Per alcuni il portone del carcere si apre, per i condannati all’ergastolo no. Dobbiamo dirci con molta chiarezza e coraggio che l’ergastolo è un istituzione che fa a pugni con lo spirito della Costituzione, espresso soprattutto nell’art. 27. La pena deve tendere alla riabilitazione del condannato. Si profila “un dopo” della condanna nel quale la persona riprende il suo ruolo nella società. Nella condanna all’ergastolo, questo viene escluso.


Parlando con degli ergastolani ho appreso che vivono una fase molto critica dopo la condanna definitiva.

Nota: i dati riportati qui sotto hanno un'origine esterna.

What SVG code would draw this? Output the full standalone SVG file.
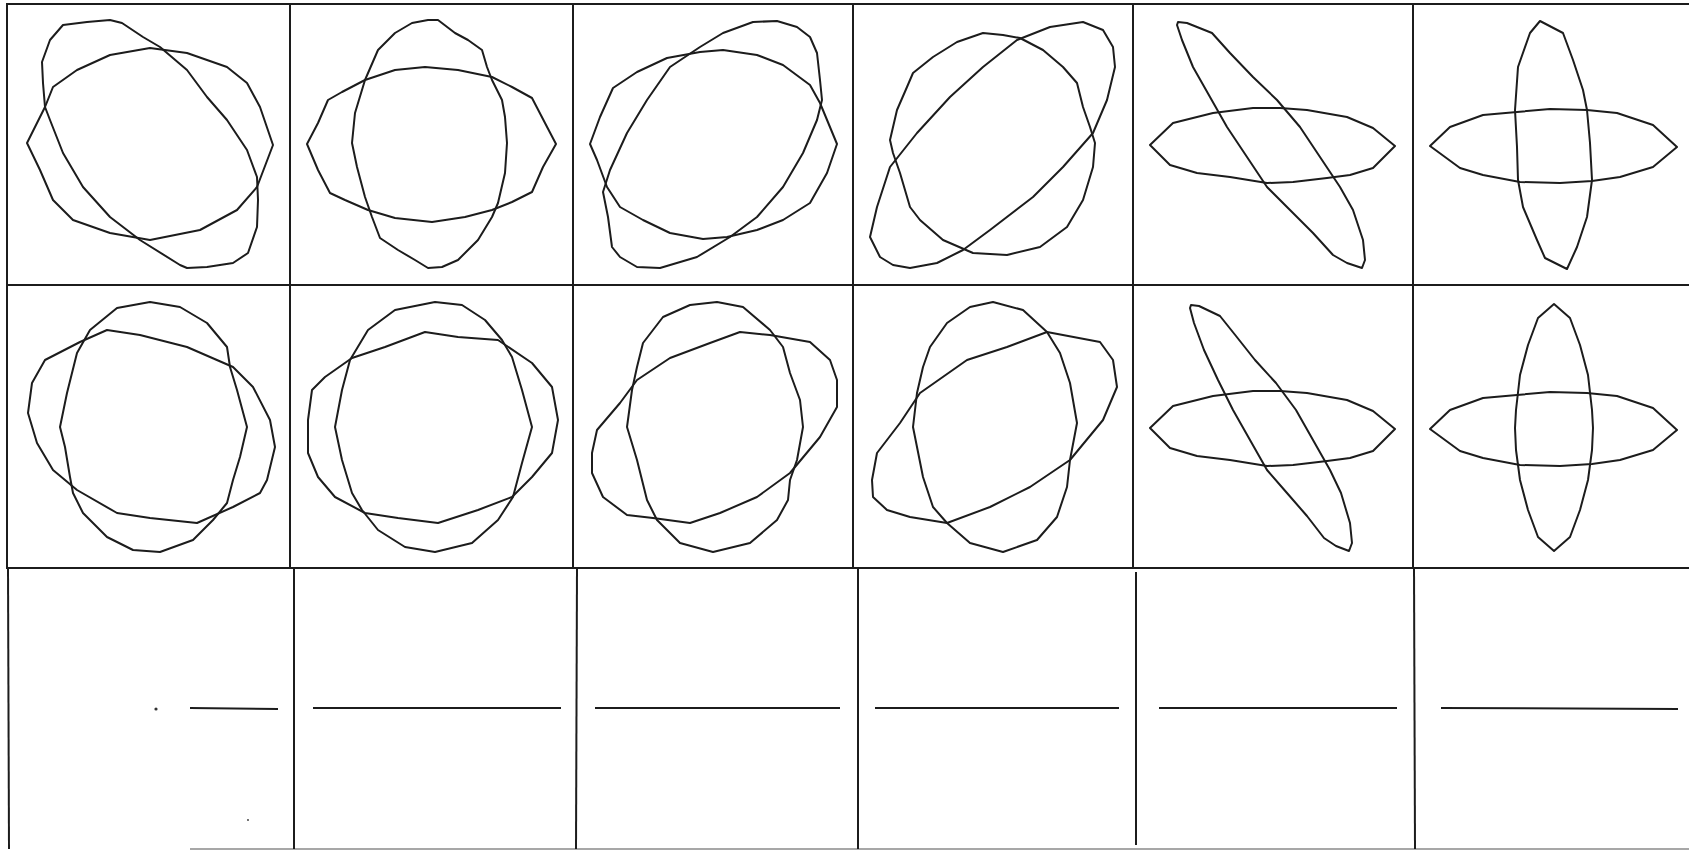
<svg xmlns="http://www.w3.org/2000/svg" width="1689" height="851" viewBox="0 0 1689 851">
<style>
.s{fill:none;stroke:#1c1c1c;stroke-width:2;stroke-linejoin:round;stroke-linecap:round}
.g{fill:none;stroke:#1c1c1c;stroke-width:2}
.f{fill:none;stroke:#8a8a8a;stroke-width:1.6}
.d{fill:#333}
</style>
<rect x="0" y="0" width="1689" height="851" fill="#ffffff"/>
<g id="grid">
<line class="g" x1="6" y1="4" x2="1689" y2="4"/>
<line class="g" x1="6" y1="285" x2="1689" y2="285"/>
<line class="g" x1="6" y1="568" x2="1689" y2="568"/>
<line class="f" x1="190" y1="849" x2="1689" y2="849"/>
<line class="g" x1="7" y1="4" x2="7" y2="568"/>
<line class="g" x1="290" y1="4" x2="290" y2="568"/>
<line class="g" x1="573" y1="4" x2="573" y2="568"/>
<line class="g" x1="853" y1="4" x2="853" y2="568"/>
<line class="g" x1="1133" y1="4" x2="1133" y2="568"/>
<line class="g" x1="1413" y1="4" x2="1413" y2="568"/>
<line class="g" x1="8" y1="568" x2="9" y2="849"/>
<line class="g" x1="294" y1="568" x2="294" y2="849"/>
<line class="g" x1="577" y1="568" x2="576" y2="849"/>
<line class="g" x1="858" y1="568" x2="858" y2="849"/>
<line class="g" x1="1136" y1="572" x2="1136" y2="845"/>
<line class="g" x1="1414" y1="568" x2="1415" y2="849"/>
</g>
<g id="r1c1">
<polygon class="s" points="63,25 87,22 110,20 122,23 143,37 160,47 187,70 207,97 227,120 247,150 257,177 258,200 257,227 248,253 233,263 207,267 187,268 180,265 140,240 110,217 83,187 63,153 50,120 45,107 43,83 42,62 50,40"/>
<polygon class="s" points="27,143 45,107 53,87 77,70 110,55 150,48 187,53 227,67 247,83 260,107 273,145 257,187 237,210 200,230 150,240 110,233 73,220 53,200 40,170"/>
</g>
<g id="r1c2">
<polygon class="s" points="428,20 438,20 455,33 468,40 482,50 487,67 492,80 502,100 505,117 507,143 505,173 498,203 492,217 478,240 458,260 442,267 428,268 415,260 398,250 380,238 372,217 365,197 357,167 352,143 355,113 365,80 378,50 395,33 412,23"/>
<polygon class="s" points="307,144 318,123 328,100 342,92 365,80 395,70 425,67 458,70 492,77 512,87 532,98 545,123 556,144 543,167 532,192 512,202 492,210 465,217 432,222 395,218 368,210 345,200 330,193 318,170"/>
</g>
<g id="r1c3">
<polygon class="s" points="603,192 610,170 627,133 647,100 670,67 700,47 723,33 753,22 777,21 797,27 810,37 817,53 820,80 822,100 817,120 803,153 783,187 757,217 730,237 697,257 660,268 637,267 620,257 612,247 608,217"/>
<polygon class="s" points="590,144 600,117 613,88 637,72 667,58 700,52 723,50 757,55 783,65 810,85 820,103 837,144 827,173 810,203 783,220 757,230 727,237 703,239 670,233 643,220 620,207 607,187 597,160"/>
</g>
<g id="r1c4">
<polygon class="s" points="983,33 1003,35 1020,38 1043,50 1063,67 1077,83 1083,107 1090,127 1095,143 1093,167 1083,200 1067,227 1040,247 1007,255 973,253 943,240 920,220 910,207 900,173 893,153 890,140 897,110 907,87 913,73 933,57 957,42"/>
<polygon class="s" points="870,237 877,207 890,167 917,133 950,97 983,67 1017,40 1050,27 1083,22 1103,30 1113,47 1115,67 1107,100 1093,133 1063,167 1033,197 990,230 963,250 937,263 910,268 893,265 880,257"/>
</g>
<g id="r1c5">
<polygon class="s" points="1178,22 1187,23 1212,33 1230,53 1253,77 1277,100 1300,127 1320,157 1340,187 1353,210 1363,240 1365,260 1362,268 1347,263 1333,255 1313,233 1290,210 1267,187 1247,157 1227,127 1210,97 1193,67 1182,40 1177,25"/>
<polygon class="s" points="1150,145 1173,123 1213,113 1253,108 1280,108 1307,110 1347,117 1373,128 1395,146 1373,168 1350,175 1327,178 1293,182 1267,183 1230,177 1197,173 1170,165"/>
</g>
<g id="r1c6">
<polygon class="s" points="1540,21 1563,33 1573,60 1583,90 1587,110 1590,143 1592,180 1587,217 1577,247 1567,269 1545,258 1537,240 1523,207 1518,180 1517,147 1515,110 1518,67 1530,33"/>
<polygon class="s" points="1430,146 1450,127 1483,115 1517,112 1550,109 1587,110 1617,113 1653,125 1677,147 1653,167 1620,177 1592,181 1560,183 1520,182 1483,175 1460,168"/>
</g>
<g id="r2c1">
<polygon class="s" points="150,302 180,307 207,323 227,347 230,367 237,390 247,427 240,457 233,480 227,503 213,520 193,540 160,552 133,550 107,537 83,513 73,493 70,477 65,447 60,427 67,393 77,353 90,330 117,308"/>
<polygon class="s" points="45,360 80,342 107,330 140,335 187,347 233,367 253,387 270,420 275,447 267,480 260,493 233,507 197,523 150,518 117,513 77,490 53,470 37,443 28,413 32,383"/>
</g>
<g id="r2c2">
<polygon class="s" points="435,302 462,305 485,320 502,340 512,357 522,390 532,427 522,463 513,497 498,520 472,543 435,552 405,547 378,530 362,510 352,493 342,460 335,427 342,390 350,360 368,330 395,310"/>
<polygon class="s" points="308,420 312,390 325,377 352,358 385,347 425,332 458,337 498,340 532,363 552,387 558,420 552,453 532,477 512,497 478,510 438,523 398,518 365,513 335,497 318,477 308,453"/>
</g>
<g id="r2c3">
<polygon class="s" points="717,302 743,307 770,330 783,347 790,373 800,400 803,427 797,460 790,480 788,500 777,520 750,543 713,552 680,543 657,520 647,500 637,460 627,427 632,390 637,367 643,343 663,317 690,305"/>
<polygon class="s" points="592,453 597,430 620,403 637,380 670,358 710,343 740,332 770,335 810,342 830,360 837,380 837,407 820,437 790,473 757,497 720,513 690,523 653,518 627,515 603,497 592,473"/>
</g>
<g id="r2c4">
<polygon class="s" points="993,302 1023,310 1047,332 1060,353 1070,383 1077,423 1070,460 1067,487 1057,517 1037,540 1003,552 970,543 947,523 933,507 923,477 913,427 917,393 923,367 930,347 947,323 970,307"/>
<polygon class="s" points="872,480 877,453 900,423 920,393 967,360 1007,347 1047,332 1100,342 1113,360 1117,387 1103,420 1070,460 1030,487 990,507 947,523 910,517 887,510 873,497"/>
</g>
<g id="r2c5">
<polygon class="s" points="1191,305 1199,306 1220,316 1236,336 1255,360 1276,383 1296,410 1313,440 1330,470 1341,493 1350,523 1352,543 1349,551 1336,546 1324,538 1307,516 1287,493 1267,470 1250,440 1233,410 1218,380 1204,350 1194,323 1190,308"/>
<polygon class="s" points="1150,428 1173,406 1213,396 1253,391 1280,391 1307,393 1347,400 1373,411 1395,429 1373,451 1350,458 1327,461 1293,465 1267,466 1230,460 1197,456 1170,448"/>
</g>
<g id="r2c6">
<polygon class="s" points="1554,304 1570,318 1580,345 1588,375 1592,410 1593,428 1592,450 1588,480 1580,510 1570,537 1554,551 1538,537 1528,510 1520,480 1516,450 1515,428 1516,410 1520,375 1528,345 1538,318"/>
<polygon class="s" points="1430,429 1450,410 1483,398 1517,395 1550,392 1587,393 1617,396 1653,408 1677,430 1653,450 1620,460 1592,464 1560,466 1520,465 1483,458 1460,451"/>
</g>
<g id="row3">
<circle class="d" cx="156" cy="709" r="1.6"/>
<circle class="d" cx="248" cy="820" r="0.9"/>
<line class="g" x1="190" y1="708" x2="278" y2="709"/>
<line class="g" x1="313" y1="708" x2="561" y2="708"/>
<line class="g" x1="595" y1="708" x2="840" y2="708"/>
<line class="g" x1="875" y1="708" x2="1119" y2="708"/>
<line class="g" x1="1159" y1="708" x2="1397" y2="708"/>
<line class="g" x1="1441" y1="708" x2="1678" y2="709"/>
</g>
</svg>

Nelle fasi processuali antecedenti c’è sempre la speranza che possa esservi un cambiamento. La parola “fine” ad ogni illusione si ha quando scende la coltre nera sulla vita: Mai più libero! A questo punto, sono possibili due atteggiamenti. Il primo di “chiusura”, una forma di esasperazione, celata o manifesta, che si deposita nell’animo e dà una tonalità a tutte le espressioni della vita. L’altro è l’accettazione dello “status” di ergastolano dove si cerca di valorizzare quello che si ha: la vita, i talenti, le opportunità offerte all’interno dei penitenziari. Ci si organizza psicologicamente a sopravvivere, aprendosi a quanto quel mondo ristretto mette a disposizione. Si scrive, si pittura, si lavorano i campi, si fa teatro. È già tanto per chi ha tutte le porte chiuse.